The most successful digital marketers in e-commerce today are the ones who place online shopping experiences at the core of their businesses. According to Econsultancy, 54% of customers would consider ending their relationship with a retailer that doesn’t provide tailor-made, relevant content and offers, yet only 5% of marketers say they provide adequately personalized, 1:1 interactions.
When it comes to improving the visitor experience, a brick-and-mortar store has a clear advantage over an online one. The floor associate can physically talk to his customers. He can learn a visitor’s brand affinities, price threshold, and intent for shopping today. He recognizes VIP customers and treats them that way. Essentially, he builds up a mental profile for each visitor who walks into the store and recommends products or provides assistance based on this information. The floor associate doesn’t badger a visitor the second she opens the door and yell at her to give him her email address.
Now consider the online store experience. The online customer, whether a VIP or first-time anonymous visitor, actually provides all of the same rich information online that a floor associate tries to gather and leverage in the store. Yet many digital marketers dump all this data on the floor like a box of broken hangers. Instead, they should use it to provide 1:1 experiences with each shopper just like the in-store floor associate does.
The Right Data
Much like the in-store floor associate’s mental profile for each of the customers he speaks with, you as an e-commerce marketer can create a unified customer profile for every anonymous, named, and logged-in individual that visits your website. It can look something like this:
This customer profile can be used to drive rules-based targeting and algorithmic recommendations for a personalized experience on your e-commerce site, and it is created simply by collecting data as visitors engage with your site. Let’s explore the data you need to provide a one-to-one experience, starting with the key metrics on the top left.
This section tells you the lifetime value, number of orders, average order value, and geolocation of a shopper. This data can flow into basic segmentation, like defining a VIP customer. You can also leverage the shopper’s location to invite her to events in the local area or plan out your next brick-and-mortar location.
The affinity wheel in the upper right serves as a high-level overview into the customer’s intent, helping you dig into her favorite categories, brands, colors and content (or whatever is important to your business). We can see that this visitor prefers black to any other color, and shops for dresses and skirts most often. The data can be used to provide highly relevant product recommendations to this visitor, based on her unique preferences — much like the floor associate can do by asking a customer about her favorite brands and colors.
Online, you can capture deeper information than a floor associate can in-store. For example, the profile features an engagement and purchasing timeline to help marketers understand buying trends, time between purchases, etc. It allows you to drill down to see the products that the visitor engaged with on the bottom right.
The bottom left of the profile retains all of the segments to which that visitor belongs, as well as any attribute data known about the customer like shoe size or birthday.

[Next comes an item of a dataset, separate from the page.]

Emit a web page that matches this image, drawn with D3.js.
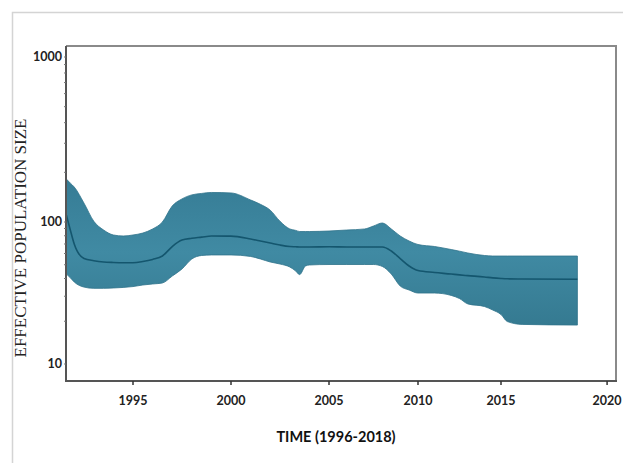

The customer profile can even be beefed up with offline transactional data from in-store profiles too. For instance, if the customer buys a beach towel and a bathing suit in a store, you could send a dynamic email to her that says, “complete the look” and recommend a straw fedora hat or flip flops.
While you do not need to dive into all of the preferences of all of your shoppers, you do need all of this data to deliver the maximally relevant experience for every visitor in real time. Since every visitor has a different profile, you can serve up a truly personalized experience.
When shoppers interact with a website or mobile app, marketers need a platform to capture this data and determine their preferred products, brands, styles, categories, price affinities, and more. These are determined by both explicit actions – views, purchases, adds-to-cart – and implicit behavior such as active time on a page or screen, mouse movement, scrolling, etc.
With this data, you have every tool in your belt to create personalized experiences in real time. You can leverage the knowledge that typically only a floor associate at a brick-and-mortar store may have gathered in the past, take it to scale, and provide the best and most engaging shopping experiences for everyone who visits your website.